68.5 million forcibly displaced in 2017, setting the fifth straight record for most refugees created

Photographers help a Rohingya refugee to come out of Naf River as they cross the Myanmar-Bangladesh border in Palong Khali, near Cox's Bazar, Bangladesh, November 1, 2017.  REUTERS/Hannah McKay
Photographers help a Rohingya refugee to come out of Naf River as they cross the Myanmar-Bangladesh border in Palong Khali, near Cox's Bazar, Bangladesh, November 1, 2017. REUTERS/Hannah McKay

Thomson Reuters

  • The U.N. refugee agency reported Tuesday that nearly 69 million people who have fled war, violence and persecution were forcibly displaced last year, a record for the fifth straight year

  • .The UNHCR said the figures debunk the flawed perception among some that a refugee crisis has affected more developed countries in the "Global North."

  • It said 85 percent of refugees are in developing countries, many of them "desperately poor."

GENEVA (AP) — The U.N. refugee agency reported Tuesday that nearly 69 million people who have fled war, violence and persecution were forcibly displaced last year, a record for the fifth straight year.

The U.N. High Commissioner for Refugees said the continued crises in places like South Sudan and Congo, as well as the exodus of Muslim Rohingya from Myanmar that started last year, raised the overall figure of forced displacements in 2017 to 68.5 million.

Of that total, 16.2 million were newly displaced last year — an average of more than 44,000 people per day. Most have been displaced for longer than that, some forced to flee multiple times.

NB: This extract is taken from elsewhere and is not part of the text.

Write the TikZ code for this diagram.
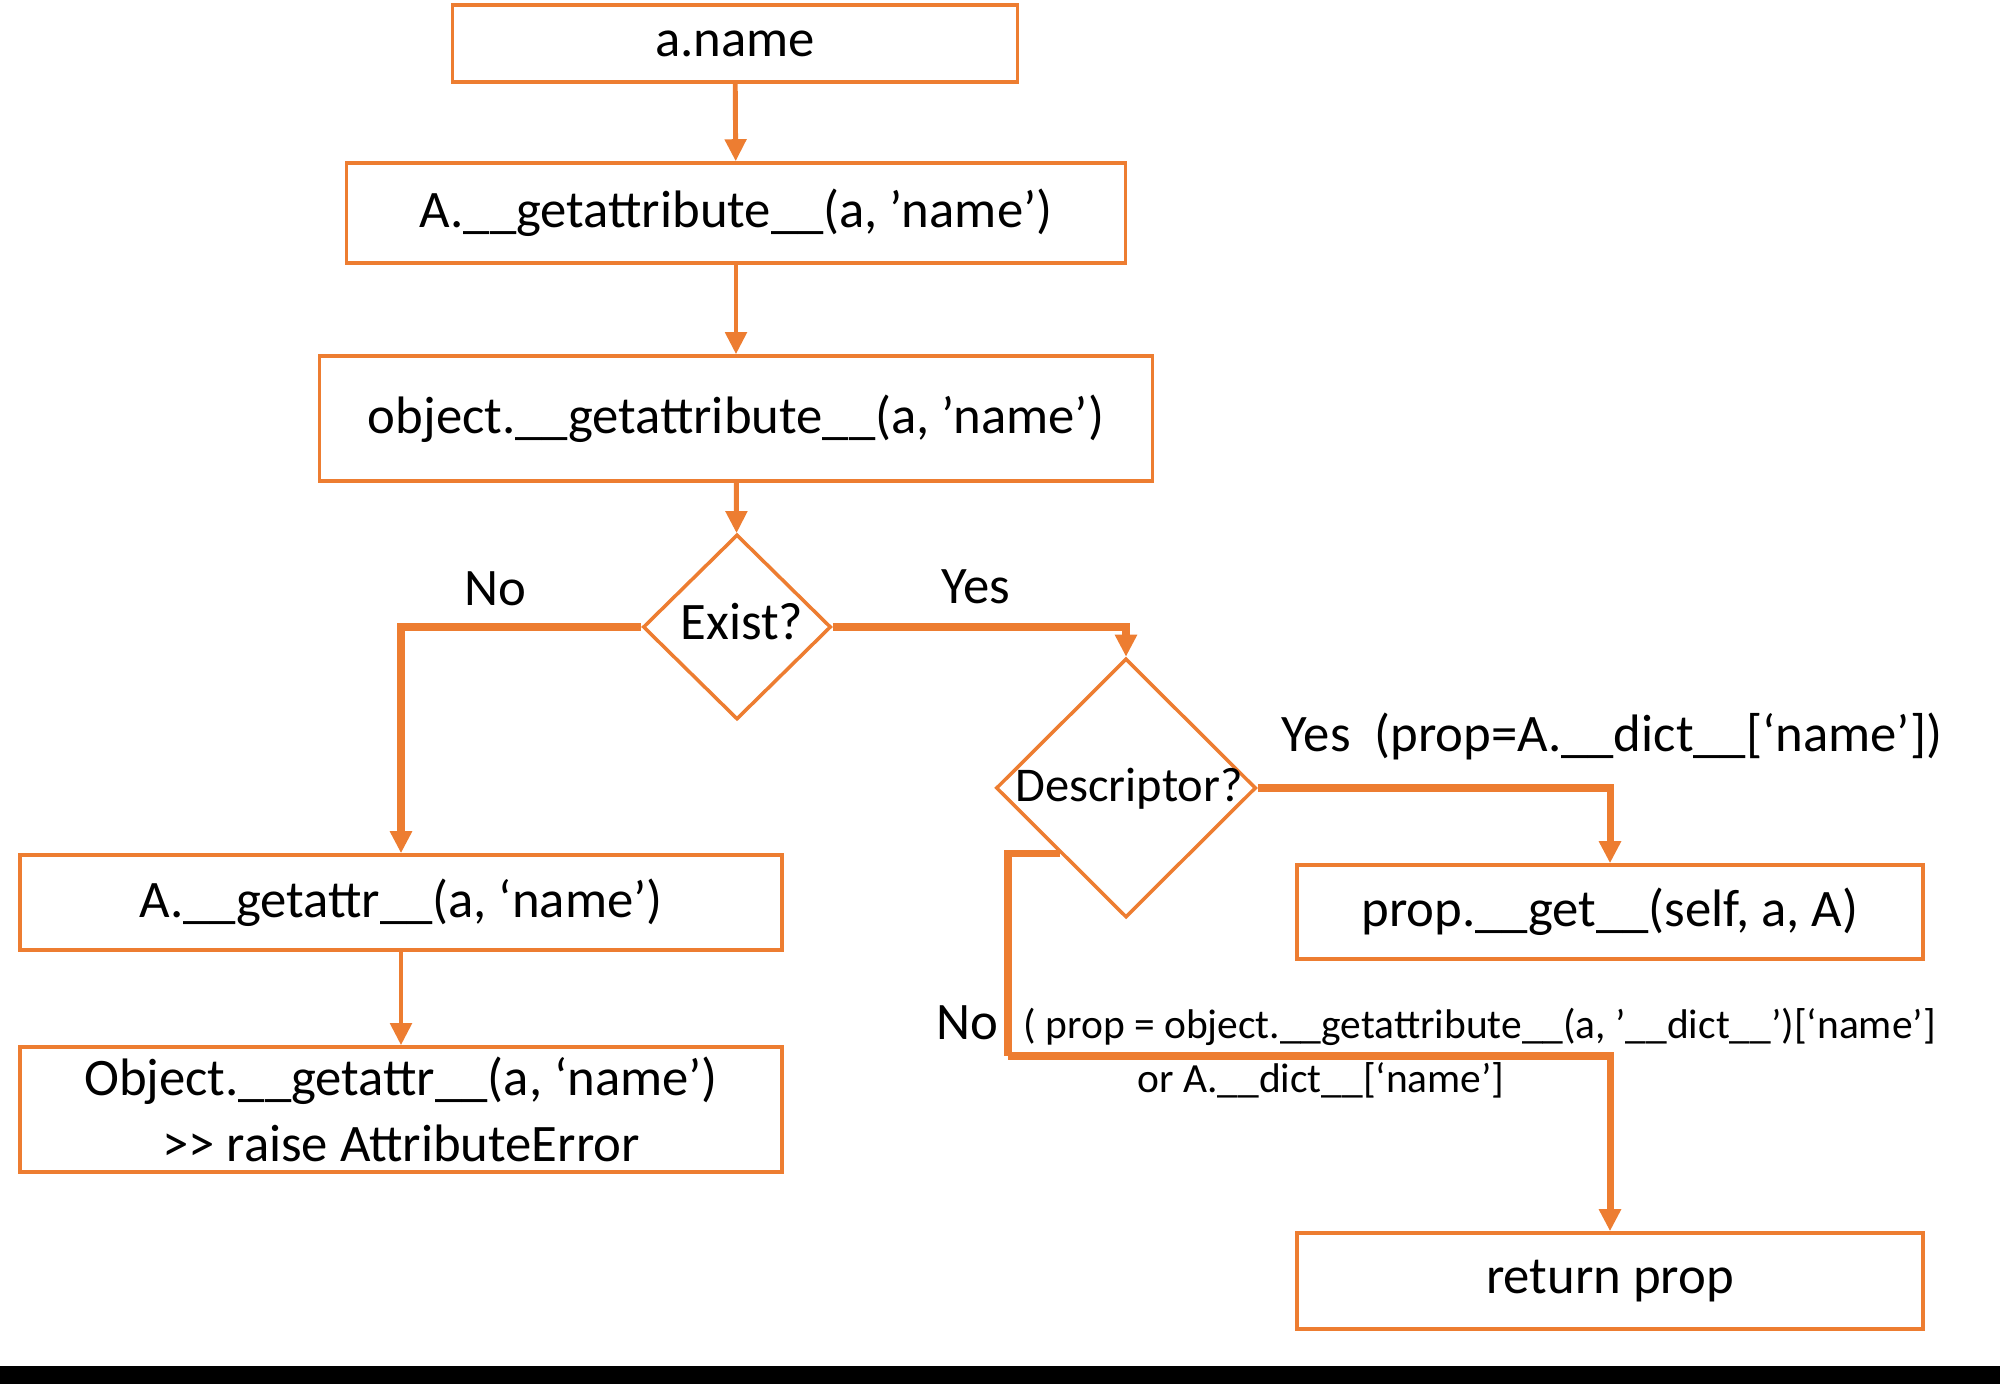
\documentclass[tikz,border=0pt]{standalone}
\usepackage{fontspec}
\setmainfont{Carlito}
\usetikzlibrary{arrows.meta,shapes.geometric}
\definecolor{flow}{HTML}{ED7D31}
\newcommand{\dus}{\_\_}

\begin{document}
\begin{tikzpicture}[
    box/.style={draw=flow,line width=1pt,inner sep=0pt,font=\fontsize{15}{19}\selectfont,align=center},
    decide/.style={diamond,draw=flow,line width=1pt,inner sep=0pt,aspect=1},
    lbl/.style={inner sep=0pt,font=\fontsize{15}{18}\selectfont},
    note/.style={inner sep=0pt,font=\fontsize{11.8}{14}\selectfont},
    link/.style={flow,line width=1.4pt,-{Triangle[length=2.2mm,width=2.1mm]}},
    branch/.style={flow,line width=2pt,-{Triangle[length=2.2mm,width=2.1mm]}}]
  \useasboundingbox (0,0) rectangle (20,-13.84);

  % main chain down the middle
  \node[box,minimum width=5.65cm,minimum height=0.77cm] (aname) at (7.35,-0.435) {a.name};
  \node[box,minimum width=7.79cm,minimum height=1.0cm] (getA) at (7.36,-2.13) {A.\dus getattribute\dus(a, ’name’)};
  \node[box,minimum width=8.33cm,minimum height=1.25cm] (getobj) at (7.36,-4.185) {object.\dus getattribute\dus(a, ’name’)};
  \node[decide,minimum width=1.88cm,minimum height=1.85cm] (exist) at (7.37,-6.27) {};
  \node[lbl] (existtx) at (7.42,-6.22) {Exist?};

  % left branch: attribute missing
  \node[box,minimum width=7.62cm,minimum height=0.95cm] (getattr) at (4.01,-9.025) {A.\dus getattr\dus(a, ‘name’)};
  \node[box,minimum width=7.62cm,minimum height=1.25cm] (objattr) at (4.01,-11.095)
       {Object.\dus getattr\dus(a, ‘name’)\\\mbox{>}\mbox{>} raise AttributeError};

  % right branch: descriptor test
  \node[decide,minimum width=2.6cm,minimum height=2.59cm] (desc) at (11.26,-7.88) {};
  \node[lbl,font=\fontsize{13.8}{16}\selectfont] (desctx) at (11.29,-7.89) {Descriptor?};
  \node[box,minimum width=6.26cm,minimum height=0.94cm] (propget) at (16.10,-9.12) {prop.\dus get\dus(self, a, A)};
  \node[box,minimum width=6.26cm,minimum height=0.96cm] (ret) at (16.10,-12.81) {return prop};
  \coordinate (nobend) at (10.08,-10.56);

  \draw[link] (aname) -- (getA);
  \draw[link] (getA) -- (getobj);
  \draw[link] (getobj) -- (exist);
  \draw[branch] (exist.west) -| (getattr.north);
  \draw[branch] (exist.east) -| (desc.north);
  \draw[link] (getattr) -- (objattr);
  \draw[branch] (desc.east) -| (propget.north);
  \draw[branch,-] (desc.south west) -| (nobend);
  \draw[branch] (nobend) -| (ret.north);

  % branch labels
  \node[lbl] (nolbl) at (4.95,-5.89) {No};
  \node[lbl] (yeslbl) at (9.76,-5.87) {Yes};
  \node[lbl] (dyeslbl) at (16.12,-7.36) {Yes\ \ (prop=A.\dus dict\dus[‘name’])};
  \node[lbl] (dnolbl) at (9.67,-10.23) {No};
  \node[note,anchor=west] (dnonote) at (10.23,-10.27) {( prop = object.\dus getattribute\dus(a, ’\dus dict\dus’)[‘name’]};
  \node[note] (dnonote2) at (13.21,-10.80) {or A.\dus dict\dus[‘name’]};

  \fill[black] (0,-13.66) rectangle (20,-13.84);
\end{tikzpicture}
\end{document}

"The global figure has gone up again by a couple of million," said the High Commissioner, Filippo Grandi. "This is because of protracted conflicts and lack of solutions for those conflicts that continue, continuous pressure on civilians in countries of conflict that pushed them to leave their homes and new or aggravating crises, like the Rohingya crisis."

The UNHCR said the figures debunk the flawed perception among some that a refugee crisis has affected more developed countries in the "Global North." It said 85 percent of refugees are in developing countries, many of them "desperately poor."

"It should be an element dispelling the perception, the notion that is so prevailing in many countries: That the refugee crisis — singular — is a crisis of the rich world," High Commissioner Filippo Grandi said. "It is not. It continues to be a crisis mostly of the poor world."

The data release comes ahead of World Refugee Day on Wednesday.